* _REQUIRED WORK_:
Pictures do not belong in your copy. Repeat all the other data exactly.

* _AVAILABLE DATA_:
-*-

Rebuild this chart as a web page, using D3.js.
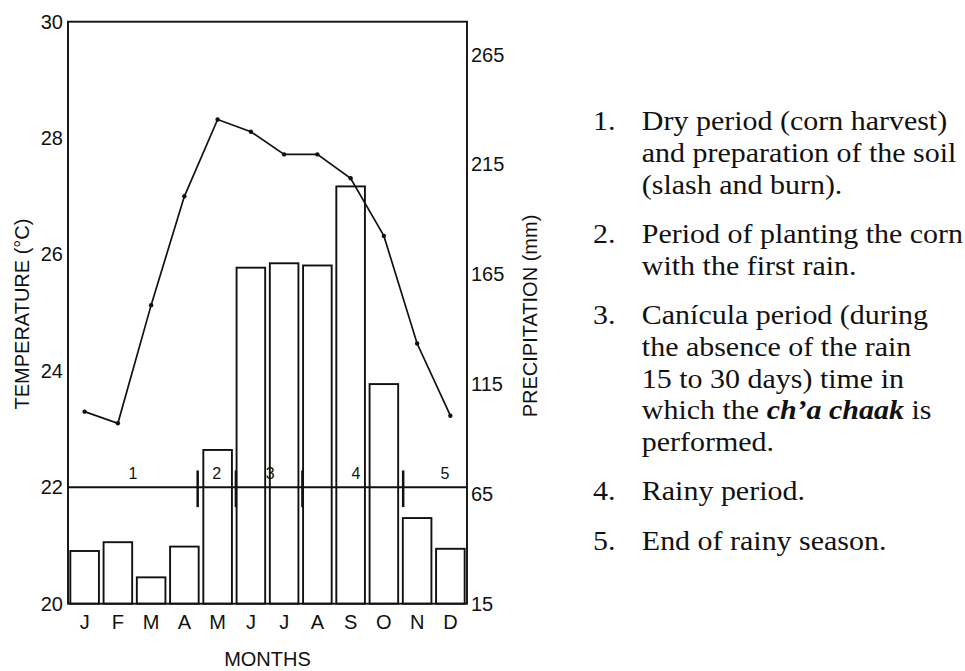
<!DOCTYPE html>
<html>
<head>
<meta charset="utf-8">
<script src="https://cdn.jsdelivr.net/npm/d3@7"></script>
<style>
  body { margin: 0; background: #fff; }
  svg { display: block; }
</style>
</head>
<body>
<div id="chart"></div>
<script>
// values
const months = ["J", "F", "M", "A", "M", "J", "J", "A", "S", "O", "N", "D"];
const precipitation = [39, 43, 27, 41, 85, 168, 170, 169, 205, 115, 54, 40];
const temperature = [23.3, 23.1, 25.13, 27.0, 28.32, 28.11, 27.72, 27.72, 27.31, 26.32, 24.47, 23.23];
const tempTicks = [20, 22, 24, 26, 28, 30];
const precipTicks = [15, 65, 115, 165, 215, 265];
const periodBounds = [3.9, 5.05, 7.05, 10.08];   // in month units
const periodLabels = ["1", "2", "3", "4", "5"];
const periodLabelPos = [1.95, 4.47, 6.08, 8.66, 11.34];
const periodLevel = 22;

const notes = [
  ["1.", ["Dry period (corn harvest)", "and preparation of the soil", "(slash and burn)."]],
  ["2.", ["Period of planting the corn", "with the first rain."]],
  ["3.", ["Canícula period (during", "the absence of the rain", "15 to 30 days) time in", "which the |ch’a chaak| is", "performed."]],
  ["4.", ["Rainy period."]],
  ["5.", ["End of rainy season."]]
];

const width = 965, height = 671;
const plotL = 68, plotR = 467, plotT = 21.7, plotB = 603.7;

const svg = d3.select("#chart").append("svg")
  .attr("width", width)
  .attr("height", height);

const x = d3.scaleBand()
  .domain(d3.range(12))
  .range([plotL, plotR])
  .paddingInner(0.14)
  .paddingOuter(0.07);

const xm = d3.scaleLinear().domain([0, 12]).range([plotL, plotR]);

const yT = d3.scaleLinear().domain([20, 30]).range([plotB, plotT]);
const yP = d3.scaleLinear().domain([15, 280]).range([plotB, plotT]);

// bars
svg.append("g")
  .selectAll("rect")
  .data(precipitation)
  .join("rect")
  .attr("x", (d, i) => x(i))
  .attr("y", d => yP(d))
  .attr("width", x.bandwidth())
  .attr("height", d => yP(15) - yP(d))
  .attr("fill", "none")
  .attr("stroke", "#111")
  .attr("stroke-width", 1.9);

// period line
svg.append("line")
  .attr("x1", plotL).attr("x2", plotR)
  .attr("y1", yT(periodLevel)).attr("y2", yT(periodLevel))
  .attr("stroke", "#111")
  .attr("stroke-width", 2);

svg.append("g")
  .selectAll("line")
  .data(periodBounds)
  .join("line")
  .attr("x1", d => xm(d)).attr("x2", d => xm(d))
  .attr("y1", yT(periodLevel + 0.29))
  .attr("y2", yT(periodLevel - 0.34))
  .attr("stroke", "#111")
  .attr("stroke-width", 2.5);

svg.append("g")
  .selectAll("text")
  .data(periodLabels)
  .join("text")
  .attr("x", (d, i) => xm(periodLabelPos[i]))
  .attr("y", yT(periodLevel) - 8)
  .attr("text-anchor", "middle")
  .style("font-family", "Liberation Sans, Arial, sans-serif")
  .style("font-size", "16px")
  .attr("fill", "#111")
  .text(d => d);

// temperature line
const line = d3.line()
  .x((d, i) => x(i) + x.bandwidth() / 2)
  .y(d => yT(d));

svg.append("path")
  .datum(temperature)
  .attr("d", line)
  .attr("fill", "none")
  .attr("stroke", "#111")
  .attr("stroke-width", 1.7);

svg.append("g")
  .selectAll("circle")
  .data(temperature)
  .join("circle")
  .attr("cx", (d, i) => x(i) + x.bandwidth() / 2)
  .attr("cy", d => yT(d))
  .attr("r", 2.2)
  .attr("fill", "#111");

// frame
svg.append("rect")
  .attr("x", plotL).attr("y", plotT)
  .attr("width", plotR - plotL).attr("height", plotB - plotT)
  .attr("fill", "none")
  .attr("stroke", "#111")
  .attr("stroke-width", 1.9);

// axes
const axisFont = g => g.selectAll("text")
  .style("font-family", "Liberation Sans, Arial, sans-serif")
  .style("font-size", "20px")
  .attr("fill", "#111");

svg.append("g")
  .attr("transform", `translate(${plotL},0)`)
  .call(d3.axisLeft(yT).tickValues(tempTicks).tickSize(0).tickPadding(5))
  .call(g => g.select(".domain").remove())
  .call(axisFont);

svg.append("g")
  .attr("transform", `translate(${plotR},0)`)
  .call(d3.axisRight(yP).tickValues(precipTicks).tickSize(0).tickPadding(4))
  .call(g => g.select(".domain").remove())
  .call(axisFont);

svg.append("g")
  .attr("transform", `translate(0,${plotB})`)
  .call(d3.axisBottom(x).tickFormat(i => months[i]).tickSize(0).tickPadding(11))
  .call(g => g.select(".domain").remove())
  .call(axisFont);

const titleStyle = t => t
  .style("font-family", "Liberation Sans, Arial, sans-serif")
  .style("font-size", "20px")
  .attr("fill", "#111")
  .attr("text-anchor", "middle");

svg.append("text")
  .attr("x", (plotL + plotR) / 2)
  .attr("y", 666)
  .text("MONTHS")
  .call(titleStyle);

svg.append("text")
  .attr("transform", "translate(29,314) rotate(-90)")
  .text("TEMPERATURE (°C)")
  .call(titleStyle);

svg.append("text")
  .attr("transform", "translate(537,316) rotate(-90)")
  .text("PRECIPITATION (mm)")
  .call(titleStyle);

// notes
const lineH = 31.8, gap = 17.5;
const legend = svg.append("g")
  .attr("transform", "translate(593,0) scale(1.11,1)")
  .style("font-family", "Liberation Serif, 'Times New Roman', serif")
  .style("font-size", "27px")
  .attr("fill", "#111");

let yy = 130;
notes.forEach(([num, lines]) => {
  legend.append("text").attr("x", 0).attr("y", yy).text(num);
  lines.forEach(l => {
    const t = legend.append("text").attr("x", 44).attr("y", yy);
    l.split("|").forEach((part, k) => {
      const s = t.append("tspan").text(part);
      if (k % 2 === 1) s.style("font-weight", "bold").style("font-style", "italic");
    });
    yy += lineH;
  });
  yy += gap;
});
</script>
</body>
</html>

-*-

* _THE ANSWER_:
Rebuild this chart as a web page, using D3.js.
<!DOCTYPE html>
<html>
<head>
<meta charset="utf-8">
<script src="https://cdn.jsdelivr.net/npm/d3@7"></script>
<style>
  body { margin: 0; background: #fff; }
  svg { display: block; }
</style>
</head>
<body>
<div id="chart"></div>
<script>
// values
const months = ["J", "F", "M", "A", "M", "J", "J", "A", "S", "O", "N", "D"];
const precipitation = [39, 43, 27, 41, 85, 168, 170, 169, 205, 115, 54, 40];
const temperature = [23.3, 23.1, 25.13, 27.0, 28.32, 28.11, 27.72, 27.72, 27.31, 26.32, 24.47, 23.23];
const tempTicks = [20, 22, 24, 26, 28, 30];
const precipTicks = [15, 65, 115, 165, 215, 265];
const periodBounds = [3.9, 5.05, 7.05, 10.08];   // in month units
const periodLabels = ["1", "2", "3", "4", "5"];
const periodLabelPos = [1.95, 4.47, 6.08, 8.66, 11.34];
const periodLevel = 22;

const notes = [
  ["1.", ["Dry period (corn harvest)", "and preparation of the soil", "(slash and burn)."]],
  ["2.", ["Period of planting the corn", "with the first rain."]],
  ["3.", ["Canícula period (during", "the absence of the rain", "15 to 30 days) time in", "which the |ch’a chaak| is", "performed."]],
  ["4.", ["Rainy period."]],
  ["5.", ["End of rainy season."]]
];

const width = 965, height = 671;
const plotL = 68, plotR = 467, plotT = 21.7, plotB = 603.7;

const svg = d3.select("#chart").append("svg")
  .attr("width", width)
  .attr("height", height);

const x = d3.scaleBand()
  .domain(d3.range(12))
  .range([plotL, plotR])
  .paddingInner(0.14)
  .paddingOuter(0.07);

const xm = d3.scaleLinear().domain([0, 12]).range([plotL, plotR]);

const yT = d3.scaleLinear().domain([20, 30]).range([plotB, plotT]);
const yP = d3.scaleLinear().domain([15, 280]).range([plotB, plotT]);

// bars
svg.append("g")
  .selectAll("rect")
  .data(precipitation)
  .join("rect")
  .attr("x", (d, i) => x(i))
  .attr("y", d => yP(d))
  .attr("width", x.bandwidth())
  .attr("height", d => yP(15) - yP(d))
  .attr("fill", "none")
  .attr("stroke", "#111")
  .attr("stroke-width", 1.9);

// period line
svg.append("line")
  .attr("x1", plotL).attr("x2", plotR)
  .attr("y1", yT(periodLevel)).attr("y2", yT(periodLevel))
  .attr("stroke", "#111")
  .attr("stroke-width", 2);

svg.append("g")
  .selectAll("line")
  .data(periodBounds)
  .join("line")
  .attr("x1", d => xm(d)).attr("x2", d => xm(d))
  .attr("y1", yT(periodLevel + 0.29))
  .attr("y2", yT(periodLevel - 0.34))
  .attr("stroke", "#111")
  .attr("stroke-width", 2.5);

svg.append("g")
  .selectAll("text")
  .data(periodLabels)
  .join("text")
  .attr("x", (d, i) => xm(periodLabelPos[i]))
  .attr("y", yT(periodLevel) - 8)
  .attr("text-anchor", "middle")
  .style("font-family", "Liberation Sans, Arial, sans-serif")
  .style("font-size", "16px")
  .attr("fill", "#111")
  .text(d => d);

// temperature line
const line = d3.line()
  .x((d, i) => x(i) + x.bandwidth() / 2)
  .y(d => yT(d));

svg.append("path")
  .datum(temperature)
  .attr("d", line)
  .attr("fill", "none")
  .attr("stroke", "#111")
  .attr("stroke-width", 1.7);

svg.append("g")
  .selectAll("circle")
  .data(temperature)
  .join("circle")
  .attr("cx", (d, i) => x(i) + x.bandwidth() / 2)
  .attr("cy", d => yT(d))
  .attr("r", 2.2)
  .attr("fill", "#111");

// frame
svg.append("rect")
  .attr("x", plotL).attr("y", plotT)
  .attr("width", plotR - plotL).attr("height", plotB - plotT)
  .attr("fill", "none")
  .attr("stroke", "#111")
  .attr("stroke-width", 1.9);

// axes
const axisFont = g => g.selectAll("text")
  .style("font-family", "Liberation Sans, Arial, sans-serif")
  .style("font-size", "20px")
  .attr("fill", "#111");

svg.append("g")
  .attr("transform", `translate(${plotL},0)`)
  .call(d3.axisLeft(yT).tickValues(tempTicks).tickSize(0).tickPadding(5))
  .call(g => g.select(".domain").remove())
  .call(axisFont);

svg.append("g")
  .attr("transform", `translate(${plotR},0)`)
  .call(d3.axisRight(yP).tickValues(precipTicks).tickSize(0).tickPadding(4))
  .call(g => g.select(".domain").remove())
  .call(axisFont);

svg.append("g")
  .attr("transform", `translate(0,${plotB})`)
  .call(d3.axisBottom(x).tickFormat(i => months[i]).tickSize(0).tickPadding(11))
  .call(g => g.select(".domain").remove())
  .call(axisFont);

const titleStyle = t => t
  .style("font-family", "Liberation Sans, Arial, sans-serif")
  .style("font-size", "20px")
  .attr("fill", "#111")
  .attr("text-anchor", "middle");

svg.append("text")
  .attr("x", (plotL + plotR) / 2)
  .attr("y", 666)
  .text("MONTHS")
  .call(titleStyle);

svg.append("text")
  .attr("transform", "translate(29,314) rotate(-90)")
  .text("TEMPERATURE (°C)")
  .call(titleStyle);

svg.append("text")
  .attr("transform", "translate(537,316) rotate(-90)")
  .text("PRECIPITATION (mm)")
  .call(titleStyle);

// notes
const lineH = 31.8, gap = 17.5;
const legend = svg.append("g")
  .attr("transform", "translate(593,0) scale(1.11,1)")
  .style("font-family", "Liberation Serif, 'Times New Roman', serif")
  .style("font-size", "27px")
  .attr("fill", "#111");

let yy = 130;
notes.forEach(([num, lines]) => {
  legend.append("text").attr("x", 0).attr("y", yy).text(num);
  lines.forEach(l => {
    const t = legend.append("text").attr("x", 44).attr("y", yy);
    l.split("|").forEach((part, k) => {
      const s = t.append("tspan").text(part);
      if (k % 2 === 1) s.style("font-weight", "bold").style("font-style", "italic");
    });
    yy += lineH;
  });
  yy += gap;
});
</script>
</body>
</html>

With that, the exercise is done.